Exercise aim:
All of the data that follows should be retyped exactly, please, except the pictures.

Data provided:

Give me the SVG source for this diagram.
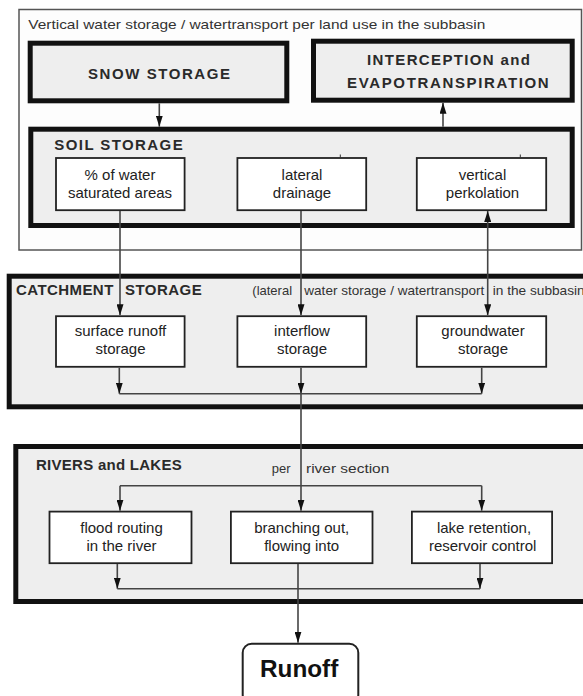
<svg xmlns="http://www.w3.org/2000/svg" width="583" height="696" viewBox="0 0 583 696">
<defs>
<marker id="ah" viewBox="0 0 11 7" refX="11" refY="3.5" markerWidth="11" markerHeight="7" markerUnits="userSpaceOnUse" orient="auto">
<path d="M0,0 L11,3.5 L0,7 z" fill="#111"/>
</marker>
<marker id="ahs" viewBox="0 0 11 7" refX="11" refY="3.5" markerWidth="11" markerHeight="7" markerUnits="userSpaceOnUse" orient="auto-start-reverse">
<path d="M0,0 L11,3.5 L0,7 z" fill="#111"/>
</marker>
</defs>
<style>
.panel{fill:#eeeeee;stroke:#111;stroke-width:5}
.inner{fill:#fff;stroke:#222;stroke-width:1.8}
.hdr{font-family:"Liberation Sans",Arial,sans-serif;font-weight:bold;font-size:15px;fill:#2a2a2a}
.lbl{font-family:"Liberation Sans",Arial,sans-serif;font-size:15px;fill:#222;text-anchor:middle}
.note{font-family:"Liberation Sans",Arial,sans-serif;font-size:13px;fill:#333}
.c{fill:none;stroke:#444;stroke-width:1.6}
</style>
<rect width="583" height="696" fill="#fff"/>
<g id="vertical-frame">
<rect x="19" y="9.5" width="562.5" height="240.5" fill="#fdfdfd" stroke="#555" stroke-width="1.5"/>
<text class="note" x="28.3" y="28.5" font-size="13.5" textLength="457" lengthAdjust="spacingAndGlyphs">Vertical water storage /  watertransport per land use in the subbasin</text>
</g>
<g id="snow-storage">
<rect class="panel" x="30.2" y="43.2" width="256.6" height="57.6"/>
<text class="hdr" x="88" y="79" textLength="142" lengthAdjust="spacing">SNOW STORAGE</text>
</g>
<g id="interception">
<rect class="panel" x="313.5" y="41.2" width="258.7" height="59"/>
<text class="hdr" x="367" y="65" textLength="163" lengthAdjust="spacing">INTERCEPTION and</text>
<text class="hdr" x="347" y="88.3" textLength="201.7" lengthAdjust="spacing">EVAPOTRANSPIRATION</text>
</g>
<g id="soil-storage">
<rect class="panel" x="30.8" y="129.2" width="541.4" height="96.3"/>
<text class="hdr" x="54.3" y="150" textLength="128.4" lengthAdjust="spacing">SOIL STORAGE</text>
</g>
<g id="saturated-areas">
<rect class="inner" x="56" y="158" width="128.6" height="52.2"/>
<text class="lbl" x="120" y="180">% of water</text>
<text class="lbl" x="120" y="198.3">saturated areas</text>
</g>
<g id="lateral-drainage">
<rect class="inner" x="237.4" y="158" width="128.8" height="52.2"/>
<line x1="340.3" y1="154.5" x2="340.3" y2="158" stroke="#333" stroke-width="1"/>
<text class="lbl" x="302" y="180">lateral</text>
<text class="lbl" x="302" y="198.3">drainage</text>
</g>
<g id="vertical-perkolation">
<rect class="inner" x="416.8" y="158" width="129.4" height="52.2"/>
<line x1="520.3" y1="154.5" x2="520.3" y2="158" stroke="#333" stroke-width="1"/>
<text class="lbl" x="482.5" y="180">vertical</text>
<text class="lbl" x="482.5" y="198.3">perkolation</text>
</g>
<g id="catchment-storage">
<rect class="panel" x="9.2" y="276.2" width="590" height="130.6"/>
<text class="hdr" x="16" y="295.3" textLength="97.3" lengthAdjust="spacing">CATCHMENT</text>
<text class="hdr" x="125" y="295.3" textLength="76.7" lengthAdjust="spacing">STORAGE</text>
<text class="note" x="252.3" y="295.3">(lateral</text>
<text class="note" x="304.3" y="295.3" textLength="180" lengthAdjust="spacingAndGlyphs">water storage / watertransport</text>
<text class="note" x="492.7" y="295.3" textLength="92" lengthAdjust="spacingAndGlyphs">in the subbasin</text>
</g>
<g id="surface-runoff-storage">
<rect class="inner" x="56" y="316.2" width="128.6" height="50.6"/>
<text class="lbl" x="120.5" y="336">surface runoff</text>
<text class="lbl" x="120.5" y="354.3">storage</text>
</g>
<g id="interflow-storage">
<rect class="inner" x="237.4" y="316.2" width="128.8" height="50.6"/>
<text class="lbl" x="302" y="336">interflow</text>
<text class="lbl" x="302" y="354.3">storage</text>
</g>
<g id="groundwater-storage">
<rect class="inner" x="416.8" y="316.2" width="129.4" height="50.6"/>
<text class="lbl" x="483" y="336">groundwater</text>
<text class="lbl" x="483" y="354.3">storage</text>
</g>
<g id="rivers-and-lakes">
<rect class="panel" x="15.8" y="446.5" width="590" height="155"/>
<text class="hdr" x="36" y="469.5" textLength="145.7" lengthAdjust="spacing">RIVERS and LAKES</text>
<text class="note" x="271.7" y="473" font-size="14">per</text>
<text class="note" x="306" y="473" font-size="14" textLength="83.3" lengthAdjust="spacingAndGlyphs">river section</text>
</g>
<g id="flood-routing">
<rect class="inner" x="49.5" y="511.6" width="142" height="51.6"/>
<text class="lbl" x="121.5" y="533.3">flood routing</text>
<text class="lbl" x="121.5" y="550.5">in the river</text>
</g>
<g id="branching-out">
<rect class="inner" x="230.9" y="511.6" width="141.6" height="51.6"/>
<text class="lbl" x="301.7" y="533.3">branching out,</text>
<text class="lbl" x="301.7" y="550.5">flowing into</text>
</g>
<g id="lake-retention">
<rect class="inner" x="411.9" y="511.6" width="140.2" height="51.6"/>
<text class="lbl" x="484" y="533.3">lake retention,</text>
<text class="lbl" x="482.7" y="550.5">reservoir control</text>
</g>
<g id="runoff">
<rect x="242.7" y="643.7" width="115.6" height="60" rx="9" fill="#fff" stroke="#222" stroke-width="2"/>
<text x="260" y="677.3" font-family="'Liberation Sans',Arial,sans-serif" font-weight="bold" font-size="23" fill="#111" textLength="78.3" lengthAdjust="spacingAndGlyphs">Runoff</text>
</g>
<g id="connectors">
<line class="c" x1="159.3" y1="103.3" x2="159.3" y2="126.7" marker-end="url(#ah)"/>
<line class="c" x1="443" y1="126.7" x2="443" y2="102.7" marker-end="url(#ah)"/>
<line class="c" x1="120" y1="211" x2="120" y2="315.3" marker-end="url(#ah)"/>
<line class="c" x1="301" y1="211" x2="301" y2="315.3" marker-end="url(#ah)"/>
<line class="c" x1="487.7" y1="211" x2="487.7" y2="315.3" marker-start="url(#ahs)" marker-end="url(#ah)"/>
<line class="c" x1="119.3" y1="367.7" x2="119.3" y2="393.7" marker-end="url(#ah)"/>
<line class="c" x1="301" y1="367.7" x2="301" y2="393.7" marker-end="url(#ah)"/>
<line class="c" x1="481.7" y1="367.7" x2="481.7" y2="393.7" marker-end="url(#ah)"/>
<line class="c" x1="119.3" y1="393.7" x2="481.7" y2="393.7"/>
<line class="c" x1="301" y1="393.7" x2="301" y2="510.7" marker-end="url(#ah)"/>
<line class="c" x1="120" y1="485.7" x2="481.7" y2="485.7"/>
<line class="c" x1="120" y1="485.7" x2="120" y2="510.7" marker-end="url(#ah)"/>
<line class="c" x1="481.7" y1="485.7" x2="481.7" y2="510.7" marker-end="url(#ah)"/>
<line class="c" x1="117.3" y1="564" x2="117.3" y2="588.7" marker-end="url(#ah)"/>
<line class="c" x1="480" y1="564" x2="480" y2="588.7" marker-end="url(#ah)"/>
<line class="c" x1="117.3" y1="588.7" x2="480" y2="588.7"/>
<line class="c" x1="298" y1="564" x2="298" y2="642.7" marker-end="url(#ah)"/>
</g>
</svg>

Full answer:
Give me the SVG source for this diagram.
<svg xmlns="http://www.w3.org/2000/svg" width="583" height="696" viewBox="0 0 583 696">
<defs>
<marker id="ah" viewBox="0 0 11 7" refX="11" refY="3.5" markerWidth="11" markerHeight="7" markerUnits="userSpaceOnUse" orient="auto">
<path d="M0,0 L11,3.5 L0,7 z" fill="#111"/>
</marker>
<marker id="ahs" viewBox="0 0 11 7" refX="11" refY="3.5" markerWidth="11" markerHeight="7" markerUnits="userSpaceOnUse" orient="auto-start-reverse">
<path d="M0,0 L11,3.5 L0,7 z" fill="#111"/>
</marker>
</defs>
<style>
.panel{fill:#eeeeee;stroke:#111;stroke-width:5}
.inner{fill:#fff;stroke:#222;stroke-width:1.8}
.hdr{font-family:"Liberation Sans",Arial,sans-serif;font-weight:bold;font-size:15px;fill:#2a2a2a}
.lbl{font-family:"Liberation Sans",Arial,sans-serif;font-size:15px;fill:#222;text-anchor:middle}
.note{font-family:"Liberation Sans",Arial,sans-serif;font-size:13px;fill:#333}
.c{fill:none;stroke:#444;stroke-width:1.6}
</style>
<rect width="583" height="696" fill="#fff"/>
<g id="vertical-frame">
<rect x="19" y="9.5" width="562.5" height="240.5" fill="#fdfdfd" stroke="#555" stroke-width="1.5"/>
<text class="note" x="28.3" y="28.5" font-size="13.5" textLength="457" lengthAdjust="spacingAndGlyphs">Vertical water storage /  watertransport per land use in the subbasin</text>
</g>
<g id="snow-storage">
<rect class="panel" x="30.2" y="43.2" width="256.6" height="57.6"/>
<text class="hdr" x="88" y="79" textLength="142" lengthAdjust="spacing">SNOW STORAGE</text>
</g>
<g id="interception">
<rect class="panel" x="313.5" y="41.2" width="258.7" height="59"/>
<text class="hdr" x="367" y="65" textLength="163" lengthAdjust="spacing">INTERCEPTION and</text>
<text class="hdr" x="347" y="88.3" textLength="201.7" lengthAdjust="spacing">EVAPOTRANSPIRATION</text>
</g>
<g id="soil-storage">
<rect class="panel" x="30.8" y="129.2" width="541.4" height="96.3"/>
<text class="hdr" x="54.3" y="150" textLength="128.4" lengthAdjust="spacing">SOIL STORAGE</text>
</g>
<g id="saturated-areas">
<rect class="inner" x="56" y="158" width="128.6" height="52.2"/>
<text class="lbl" x="120" y="180">% of water</text>
<text class="lbl" x="120" y="198.3">saturated areas</text>
</g>
<g id="lateral-drainage">
<rect class="inner" x="237.4" y="158" width="128.8" height="52.2"/>
<line x1="340.3" y1="154.5" x2="340.3" y2="158" stroke="#333" stroke-width="1"/>
<text class="lbl" x="302" y="180">lateral</text>
<text class="lbl" x="302" y="198.3">drainage</text>
</g>
<g id="vertical-perkolation">
<rect class="inner" x="416.8" y="158" width="129.4" height="52.2"/>
<line x1="520.3" y1="154.5" x2="520.3" y2="158" stroke="#333" stroke-width="1"/>
<text class="lbl" x="482.5" y="180">vertical</text>
<text class="lbl" x="482.5" y="198.3">perkolation</text>
</g>
<g id="catchment-storage">
<rect class="panel" x="9.2" y="276.2" width="590" height="130.6"/>
<text class="hdr" x="16" y="295.3" textLength="97.3" lengthAdjust="spacing">CATCHMENT</text>
<text class="hdr" x="125" y="295.3" textLength="76.7" lengthAdjust="spacing">STORAGE</text>
<text class="note" x="252.3" y="295.3">(lateral</text>
<text class="note" x="304.3" y="295.3" textLength="180" lengthAdjust="spacingAndGlyphs">water storage / watertransport</text>
<text class="note" x="492.7" y="295.3" textLength="92" lengthAdjust="spacingAndGlyphs">in the subbasin</text>
</g>
<g id="surface-runoff-storage">
<rect class="inner" x="56" y="316.2" width="128.6" height="50.6"/>
<text class="lbl" x="120.5" y="336">surface runoff</text>
<text class="lbl" x="120.5" y="354.3">storage</text>
</g>
<g id="interflow-storage">
<rect class="inner" x="237.4" y="316.2" width="128.8" height="50.6"/>
<text class="lbl" x="302" y="336">interflow</text>
<text class="lbl" x="302" y="354.3">storage</text>
</g>
<g id="groundwater-storage">
<rect class="inner" x="416.8" y="316.2" width="129.4" height="50.6"/>
<text class="lbl" x="483" y="336">groundwater</text>
<text class="lbl" x="483" y="354.3">storage</text>
</g>
<g id="rivers-and-lakes">
<rect class="panel" x="15.8" y="446.5" width="590" height="155"/>
<text class="hdr" x="36" y="469.5" textLength="145.7" lengthAdjust="spacing">RIVERS and LAKES</text>
<text class="note" x="271.7" y="473" font-size="14">per</text>
<text class="note" x="306" y="473" font-size="14" textLength="83.3" lengthAdjust="spacingAndGlyphs">river section</text>
</g>
<g id="flood-routing">
<rect class="inner" x="49.5" y="511.6" width="142" height="51.6"/>
<text class="lbl" x="121.5" y="533.3">flood routing</text>
<text class="lbl" x="121.5" y="550.5">in the river</text>
</g>
<g id="branching-out">
<rect class="inner" x="230.9" y="511.6" width="141.6" height="51.6"/>
<text class="lbl" x="301.7" y="533.3">branching out,</text>
<text class="lbl" x="301.7" y="550.5">flowing into</text>
</g>
<g id="lake-retention">
<rect class="inner" x="411.9" y="511.6" width="140.2" height="51.6"/>
<text class="lbl" x="484" y="533.3">lake retention,</text>
<text class="lbl" x="482.7" y="550.5">reservoir control</text>
</g>
<g id="runoff">
<rect x="242.7" y="643.7" width="115.6" height="60" rx="9" fill="#fff" stroke="#222" stroke-width="2"/>
<text x="260" y="677.3" font-family="'Liberation Sans',Arial,sans-serif" font-weight="bold" font-size="23" fill="#111" textLength="78.3" lengthAdjust="spacingAndGlyphs">Runoff</text>
</g>
<g id="connectors">
<line class="c" x1="159.3" y1="103.3" x2="159.3" y2="126.7" marker-end="url(#ah)"/>
<line class="c" x1="443" y1="126.7" x2="443" y2="102.7" marker-end="url(#ah)"/>
<line class="c" x1="120" y1="211" x2="120" y2="315.3" marker-end="url(#ah)"/>
<line class="c" x1="301" y1="211" x2="301" y2="315.3" marker-end="url(#ah)"/>
<line class="c" x1="487.7" y1="211" x2="487.7" y2="315.3" marker-start="url(#ahs)" marker-end="url(#ah)"/>
<line class="c" x1="119.3" y1="367.7" x2="119.3" y2="393.7" marker-end="url(#ah)"/>
<line class="c" x1="301" y1="367.7" x2="301" y2="393.7" marker-end="url(#ah)"/>
<line class="c" x1="481.7" y1="367.7" x2="481.7" y2="393.7" marker-end="url(#ah)"/>
<line class="c" x1="119.3" y1="393.7" x2="481.7" y2="393.7"/>
<line class="c" x1="301" y1="393.7" x2="301" y2="510.7" marker-end="url(#ah)"/>
<line class="c" x1="120" y1="485.7" x2="481.7" y2="485.7"/>
<line class="c" x1="120" y1="485.7" x2="120" y2="510.7" marker-end="url(#ah)"/>
<line class="c" x1="481.7" y1="485.7" x2="481.7" y2="510.7" marker-end="url(#ah)"/>
<line class="c" x1="117.3" y1="564" x2="117.3" y2="588.7" marker-end="url(#ah)"/>
<line class="c" x1="480" y1="564" x2="480" y2="588.7" marker-end="url(#ah)"/>
<line class="c" x1="117.3" y1="588.7" x2="480" y2="588.7"/>
<line class="c" x1="298" y1="564" x2="298" y2="642.7" marker-end="url(#ah)"/>
</g>
</svg>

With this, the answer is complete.